Но даже здесь возможно начать с малого. Возьмем все тот же пример – «Женщина пожилая. Женщина толкает». Соединяя обе части союзом «и», сперва получаем – «Женщина пожилая, и женщина толкает». Но потом в ходе пазл-коммуникации говорящий начинает видеть, что повторять слово «женщина» дважды нет смысла. Достаточно сказать: «Женщина пожилая и толкает», чтобы собеседник понял, что «женщина» является темой для обеих рем (или комментариев). Отсюда не так далеко до встраивания одной структуры в другую: «(Женщина пожилая) толкает». Впоследствии структура «Женщина пожилая», представляющая собой отдельное целое, организуется по своему принципу: сначала определение, потом – определяемое слово. В результате получаем: «Пожилая женщина толкает».
Очень может быть, что поначалу высказывания выстраивались таким образом из соображений чистой прагматики. Говорящий был слишком ленив, чтобы повторять слово «женщина» дважды, и надеялся на сообразительность слушающего. И только впоследствии эти структуры стали восприниматься как иерархические.
По мнению американского биолога-эволюциониста Текумсе Фитча, на этом этапе возникает то, что он называет дендрофилией. При этом слове тот, кто хоть немного знаком с греческим, может представить себе человека, обнимающего дерево. Но Текумсе Фитч понимает под этим словом всего лишь склонность к иерархическому анализу, приводящую к усмотрению древовидных иерархических структур везде, где только можно. Безусловно, люди этим грешат. Мы любим отыскивать иерархичность, которая для нас стала синоним порядка.

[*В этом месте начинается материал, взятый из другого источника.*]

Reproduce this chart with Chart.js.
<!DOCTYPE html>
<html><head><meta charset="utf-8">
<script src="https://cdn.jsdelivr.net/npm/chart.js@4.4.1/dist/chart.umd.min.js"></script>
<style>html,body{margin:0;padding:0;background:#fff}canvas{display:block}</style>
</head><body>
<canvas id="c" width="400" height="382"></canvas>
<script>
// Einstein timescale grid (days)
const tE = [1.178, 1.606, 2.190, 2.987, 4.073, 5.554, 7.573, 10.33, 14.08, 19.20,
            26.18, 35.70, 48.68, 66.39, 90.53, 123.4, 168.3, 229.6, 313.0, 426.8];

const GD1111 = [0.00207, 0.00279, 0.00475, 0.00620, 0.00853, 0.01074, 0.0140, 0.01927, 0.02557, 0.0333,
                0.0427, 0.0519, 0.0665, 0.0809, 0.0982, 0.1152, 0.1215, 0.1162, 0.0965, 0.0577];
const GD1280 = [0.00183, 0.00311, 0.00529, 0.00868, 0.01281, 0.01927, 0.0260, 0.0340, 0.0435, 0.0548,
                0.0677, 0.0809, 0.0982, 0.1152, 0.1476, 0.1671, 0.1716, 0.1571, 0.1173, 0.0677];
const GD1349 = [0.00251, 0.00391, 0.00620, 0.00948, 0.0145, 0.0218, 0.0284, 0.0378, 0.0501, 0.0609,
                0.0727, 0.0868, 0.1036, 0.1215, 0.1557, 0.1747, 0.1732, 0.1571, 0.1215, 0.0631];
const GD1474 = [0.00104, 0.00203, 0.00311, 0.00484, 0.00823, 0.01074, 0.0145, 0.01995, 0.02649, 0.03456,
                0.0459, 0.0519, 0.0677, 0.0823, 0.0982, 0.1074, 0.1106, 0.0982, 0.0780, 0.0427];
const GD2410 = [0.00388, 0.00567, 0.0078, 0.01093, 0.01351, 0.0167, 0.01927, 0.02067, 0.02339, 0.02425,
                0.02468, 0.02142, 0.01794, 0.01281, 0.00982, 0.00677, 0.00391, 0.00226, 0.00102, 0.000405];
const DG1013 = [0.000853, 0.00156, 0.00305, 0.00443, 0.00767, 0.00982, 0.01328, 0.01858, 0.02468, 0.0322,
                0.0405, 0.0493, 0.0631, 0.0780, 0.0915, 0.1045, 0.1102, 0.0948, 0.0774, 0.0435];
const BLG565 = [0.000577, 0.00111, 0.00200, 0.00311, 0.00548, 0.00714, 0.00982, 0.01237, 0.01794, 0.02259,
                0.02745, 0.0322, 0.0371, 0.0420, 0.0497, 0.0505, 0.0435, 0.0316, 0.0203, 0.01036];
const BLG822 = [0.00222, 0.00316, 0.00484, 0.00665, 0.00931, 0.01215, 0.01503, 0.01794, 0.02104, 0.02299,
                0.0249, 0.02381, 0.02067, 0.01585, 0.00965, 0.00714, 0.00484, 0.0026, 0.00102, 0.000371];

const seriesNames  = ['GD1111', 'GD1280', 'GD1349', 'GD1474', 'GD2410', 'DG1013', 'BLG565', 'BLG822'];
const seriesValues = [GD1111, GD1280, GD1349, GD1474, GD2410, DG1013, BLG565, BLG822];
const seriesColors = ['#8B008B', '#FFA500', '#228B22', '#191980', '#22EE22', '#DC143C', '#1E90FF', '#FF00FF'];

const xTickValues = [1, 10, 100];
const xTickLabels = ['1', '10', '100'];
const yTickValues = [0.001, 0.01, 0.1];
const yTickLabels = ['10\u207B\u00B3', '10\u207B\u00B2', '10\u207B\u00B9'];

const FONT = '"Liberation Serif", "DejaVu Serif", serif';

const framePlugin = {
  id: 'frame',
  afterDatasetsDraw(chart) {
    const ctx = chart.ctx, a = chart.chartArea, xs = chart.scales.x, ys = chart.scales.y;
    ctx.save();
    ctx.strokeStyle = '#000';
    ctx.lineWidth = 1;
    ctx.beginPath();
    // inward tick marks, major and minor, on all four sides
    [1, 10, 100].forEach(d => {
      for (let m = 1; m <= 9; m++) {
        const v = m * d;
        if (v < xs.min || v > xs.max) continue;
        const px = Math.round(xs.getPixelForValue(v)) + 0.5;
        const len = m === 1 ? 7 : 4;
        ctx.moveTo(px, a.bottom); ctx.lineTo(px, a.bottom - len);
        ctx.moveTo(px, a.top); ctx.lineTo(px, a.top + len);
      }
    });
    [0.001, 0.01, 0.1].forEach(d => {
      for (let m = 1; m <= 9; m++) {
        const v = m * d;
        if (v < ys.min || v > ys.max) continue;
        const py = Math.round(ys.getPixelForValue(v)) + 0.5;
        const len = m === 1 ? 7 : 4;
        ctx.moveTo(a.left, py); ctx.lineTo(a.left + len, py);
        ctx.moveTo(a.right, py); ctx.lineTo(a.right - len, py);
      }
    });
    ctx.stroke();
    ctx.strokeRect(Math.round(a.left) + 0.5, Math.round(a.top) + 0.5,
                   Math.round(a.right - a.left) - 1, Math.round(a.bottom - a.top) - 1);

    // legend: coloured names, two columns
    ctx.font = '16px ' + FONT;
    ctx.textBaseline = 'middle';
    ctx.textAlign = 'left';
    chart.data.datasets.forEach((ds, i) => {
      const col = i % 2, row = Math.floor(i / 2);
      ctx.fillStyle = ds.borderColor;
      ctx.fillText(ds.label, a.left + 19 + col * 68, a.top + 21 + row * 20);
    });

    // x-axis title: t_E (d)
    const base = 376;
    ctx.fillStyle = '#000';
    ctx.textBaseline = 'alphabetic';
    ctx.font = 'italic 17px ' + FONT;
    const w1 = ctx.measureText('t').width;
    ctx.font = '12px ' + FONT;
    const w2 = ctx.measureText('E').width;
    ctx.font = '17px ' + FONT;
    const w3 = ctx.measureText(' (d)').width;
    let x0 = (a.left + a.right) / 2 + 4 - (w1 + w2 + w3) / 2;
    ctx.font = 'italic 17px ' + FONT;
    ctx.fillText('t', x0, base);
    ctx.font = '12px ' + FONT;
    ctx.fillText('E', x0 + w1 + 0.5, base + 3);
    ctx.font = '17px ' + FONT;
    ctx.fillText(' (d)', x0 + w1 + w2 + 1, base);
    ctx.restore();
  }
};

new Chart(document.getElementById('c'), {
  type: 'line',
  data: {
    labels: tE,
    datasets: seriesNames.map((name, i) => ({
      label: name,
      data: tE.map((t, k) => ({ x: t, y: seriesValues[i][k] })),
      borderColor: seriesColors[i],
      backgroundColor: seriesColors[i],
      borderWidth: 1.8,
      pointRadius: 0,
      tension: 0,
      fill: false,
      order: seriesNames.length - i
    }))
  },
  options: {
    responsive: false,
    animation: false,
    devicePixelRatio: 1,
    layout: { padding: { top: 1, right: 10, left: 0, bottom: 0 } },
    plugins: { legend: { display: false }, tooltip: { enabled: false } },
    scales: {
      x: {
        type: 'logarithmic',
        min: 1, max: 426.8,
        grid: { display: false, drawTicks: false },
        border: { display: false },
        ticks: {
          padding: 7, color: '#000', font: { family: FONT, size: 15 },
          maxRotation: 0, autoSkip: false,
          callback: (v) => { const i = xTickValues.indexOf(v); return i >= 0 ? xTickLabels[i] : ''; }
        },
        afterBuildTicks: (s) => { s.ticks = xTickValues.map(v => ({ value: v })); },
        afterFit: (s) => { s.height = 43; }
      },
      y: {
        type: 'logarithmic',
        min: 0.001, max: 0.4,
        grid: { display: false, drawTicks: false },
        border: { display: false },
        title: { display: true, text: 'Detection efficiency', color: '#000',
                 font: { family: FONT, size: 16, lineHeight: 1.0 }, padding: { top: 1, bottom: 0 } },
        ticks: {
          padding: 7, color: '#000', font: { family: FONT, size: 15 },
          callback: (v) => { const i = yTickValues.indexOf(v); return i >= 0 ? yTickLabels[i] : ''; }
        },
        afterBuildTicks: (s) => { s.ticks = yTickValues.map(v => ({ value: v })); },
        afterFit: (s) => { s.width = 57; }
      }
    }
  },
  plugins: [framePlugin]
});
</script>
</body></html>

Но в изучении эволюции языка это «древолюбие» дает нам еще одну проблему курицы и яйца. Когда первый говорящий начал выстраивать высказывания по схемам иерархической грамматики, какой слушатель смог впервые понять сказанное? И здесь Фитч полагает, что поначалу дендрофилия проявилась в сознании слушающего. Именно слушающий начал иерархически анализировать вполне «линейные» высказывания говорящего, который простейшим способом пристраивал друг к другу составные части, не подозревая ни о какой иерархичности, как в примере выше. И уже позже, отвечая ожиданиям таких сообразительных слушающих, говорящие стали строить высказывания по иерархическим моделям.

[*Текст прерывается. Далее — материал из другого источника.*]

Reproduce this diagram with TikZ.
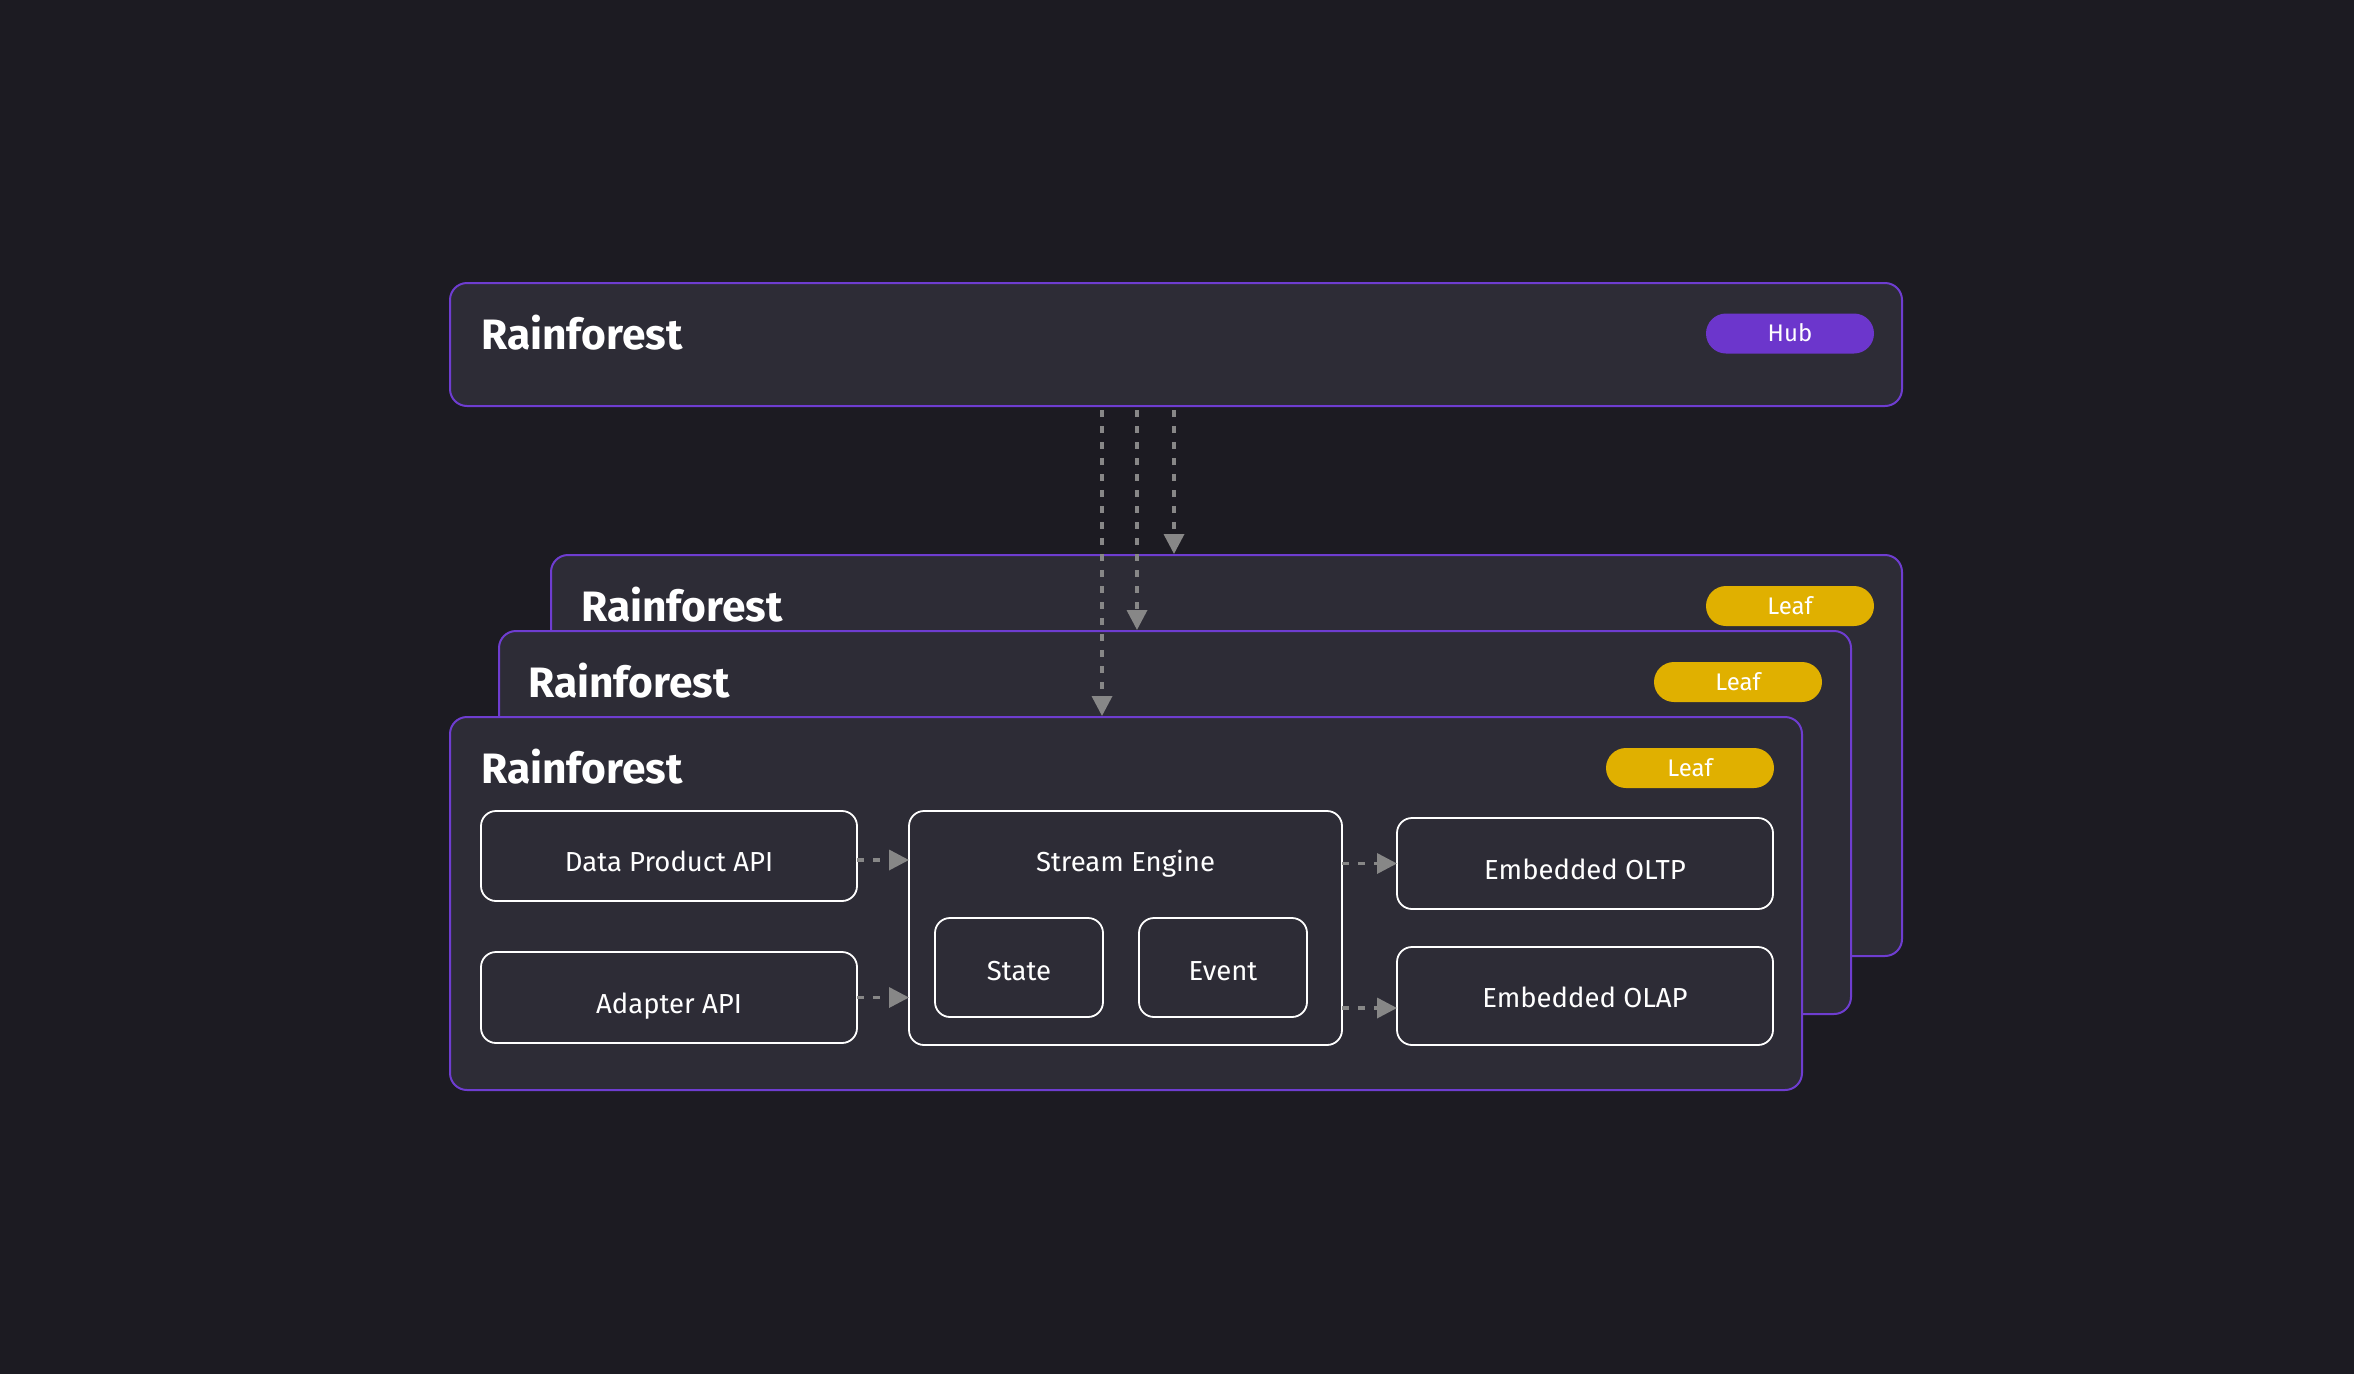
\documentclass[tikz,border=0pt]{standalone}
\usepackage{fontspec}
\setmainfont{Fira Sans}
\usetikzlibrary{arrows.meta,calc}
\definecolor{bgc}{HTML}{1C1B22}
\definecolor{boxc}{HTML}{2D2C36}
\definecolor{purp}{HTML}{6E3DD0}
\definecolor{hubc}{HTML}{6C36CC}
\definecolor{leafc}{HTML}{E0B000}
\definecolor{arrc}{HTML}{878787}
\begin{document}
\begin{tikzpicture}[x=1pt,y=-1pt,
  panel/.style={rectangle, draw=purp, fill=boxc, line width=2pt, rounded corners=17pt, inner sep=0pt, outer sep=0pt},
  pill/.style={rectangle, rounded corners=20pt, minimum width=168pt, minimum height=40pt, inner sep=0pt, outer sep=0pt, text=white, font=\fontsize{24}{24}\selectfont, text height=16.5pt, text depth=0pt},
  hubpill/.style={pill, fill=hubc},
  leafpill/.style={pill, fill=leafc},
  ptitle/.style={anchor=base west, inner sep=0pt, text=white, font=\fontsize{42.5}{42.5}\selectfont\bfseries},
  comp/.style={rectangle, draw=white, line width=1.8pt, fill=boxc, rounded corners=15pt, inner sep=0pt, outer sep=0pt, text=white, font=\fontsize{27.5}{27.5}\selectfont, text height=31pt, text depth=0pt},
  subcomp/.style={comp, text height=25pt},
  olapcomp/.style={comp, text height=23pt},
  plain/.style={inner sep=0pt, text=white, font=\fontsize{27.5}{27.5}\selectfont},
  flow/.style={draw=arrc, line width=3.5pt, dash pattern=on 7pt off 9pt, -{Triangle[length=20pt,width=20pt]}}
]
\fill[bgc] (0,0) rectangle (2354,1374);

% hub
\node[panel, minimum width=1452pt, minimum height=123pt] (hub) at (1176,344.5) {};
\node[ptitle] (htitle) at (481,349) {Rainforest};
\node[hubpill] (hpill) at (1790,333.5) {Hub};

% back leaf
\node[panel, minimum width=1351pt, minimum height=401pt] (back) at (1226.5,755.5) {};
\node[ptitle] (btitle) at (581,621) {Rainforest};
\node[leafpill] (bpill) at (1790,606) {Leaf};

% middle leaf
\node[panel, minimum width=1352pt, minimum height=383pt] (mid) at (1175,822.5) {};
\node[ptitle] (mtitle) at (528,697) {Rainforest};
\node[leafpill] (mpill) at (1738,682) {Leaf};

% front leaf
\node[panel, minimum width=1352pt, minimum height=373pt] (front) at (1126,903.5) {};
\node[ptitle] (ftitle) at (481,783) {Rainforest};
\node[leafpill] (fpill) at (1690,768) {Leaf};

% components
\node[comp, minimum width=376pt, minimum height=90pt] (dp) at (669,856) {Data Product API};
\node[comp, minimum width=376pt, minimum height=91pt] (ad) at (669,997.5) {Adapter API};
\node[comp, minimum width=433pt, minimum height=234pt] (se) at (1125.5,928) {};
\node[plain, anchor=base] (selbl) at (1125.5,871) {Stream Engine};
\node[subcomp, minimum width=168pt, minimum height=99pt] (st) at (1019,967.5) {State};
\node[subcomp, minimum width=168pt, minimum height=99pt] (ev) at (1223,967.5) {Event};
\node[comp, minimum width=376pt, minimum height=91pt] (oltp) at (1585,863.5) {Embedded OLTP};
\node[olapcomp, minimum width=376pt, minimum height=98pt] (olap) at (1585,996) {Embedded OLAP};

% horizontal flows
\coordinate (dpout) at ([yshift=-4pt]dp.east);
\coordinate (olapin) at ([yshift=-12pt]olap.west);
\draw[flow] (dpout) -- (dpout -| se.west);
\draw[flow] (ad.east) -- (ad.east -| se.west);
\draw[flow] (se.east |- oltp.west) -- (oltp.west);
\draw[flow] (se.east |- olapin) -- (olapin);

% vertical flows from hub
\coordinate (v1) at (1102,0);
\coordinate (v2) at (1137,0);
\coordinate (v3) at (1174,0);
\draw[flow, shorten <=4pt, shorten >=1pt] (hub.south -| v1) -- (front.north -| v1);
\draw[flow, shorten <=4pt, shorten >=1pt] (hub.south -| v2) -- (mid.north -| v2);
\draw[flow, shorten <=4pt, shorten >=1pt] (hub.south -| v3) -- (back.north -| v3);
\end{tikzpicture}
\end{document}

Отсюда можно заключить, что дальнейшее совершенствование грамматики происходило в большей степени за счет внутренней эволюции самого языка, нежели биологической его пользователей. Процесс грамматикализации действительно был запущен, но эволюция языка была обусловлена креативными способностями людей, изобретающих все более совершенные способы передачи все более сложных сообщений.
И по мере усложнения языка эволюционировали и наши возможности его осваивать и использовать. Языковые инстинкты, о которых мы говорили выше, становились все более гибкими и сильными. Но, после того как встала на место система оперирования памятью при помощи указателей, необходимость в дальнейших биологических приспособлениях отпала.
Описанное нами представляло собой постепенный процесс, а не внезапный скачок. Грамматика не появилась у нас за одну ночь, но сколько археологического времени на это потребовалось, сказать трудно. Любое изменение предстает глазам археолога как внезапное, при том что подготовка даже самого незначительного биологического приспособления может занять несколько тысячелетий. Насколько быстро все идет в каждом конкретном случае, во многом зависит от движущих сил, задействованных в эволюционном процессе. Также от того, насколько важно было нашим предкам, в том мире, в котором они жили, стать лучше приспособленными к изучению и использованию языка.
Все это бывает очень трудно проследить, ведь грамматическое развитие не оставляет археологических следов. Какие-то подсказки могут дать культурные и технические достижения. Homo erectus, по сути, оставался на одном культурном и техническом уровне развития на протяжении миллиона лет, зато последующие полмиллиона стали эпохой ускоренного развития. И если мне зададут вопрос, когда развилась грамматика, я укажу на те же последние полмиллиона лет – от дограмматического праязыка Homo erectus к постепенно все более усложняющейся грамматике у разновидностей людей, развившихся от «эректуса».
Основы грамматизации должны были быть заложены уже полмиллиона лет тому назад, а полный комплект языковых способностей либо появился незадолго после этого (и в таком случае имелся уже у неандертальцев), либо развивался постепенно и сформировался окончательно не раньше, чем у ранних Homo sapiens, то есть около 200 тысяч лет назад.
Последний общий предок всех разновидностей людей современного типа – около 100 тысяч лет тому назад – устанавливает четкую временную границу. Если бы языковые способности не имелись к тому времени в полном комплекте, они не выглядели бы одинаково развитыми у всех современных людей во всех уголках мира, то есть картина отличалась бы от той, которую мы в действительности сегодня наблюдаем. А параллельное техническое и культурное развитие «сапиенсов» и неандертальцев вплоть до исчезновения последних, равно как и многочисленные случаи скрещивания этих человеческих разновидностей, свидетельствует против радикальной разницы в языковых способностях у представителей этих двух ветвей рода Homo.
Так или иначе конечным результатом этих процессов является современный человек, как вы или я, беспрепятственно выражающийся на языке с лексическим запасом в десятки тысяч слов и изощренными законами объединения их в грамматические единства, которые позволяют выразить практически любую из наших мыслей, – языке, который мы, сами того не осознавая, без особых проблем выучиваем в самом нежном возрасте.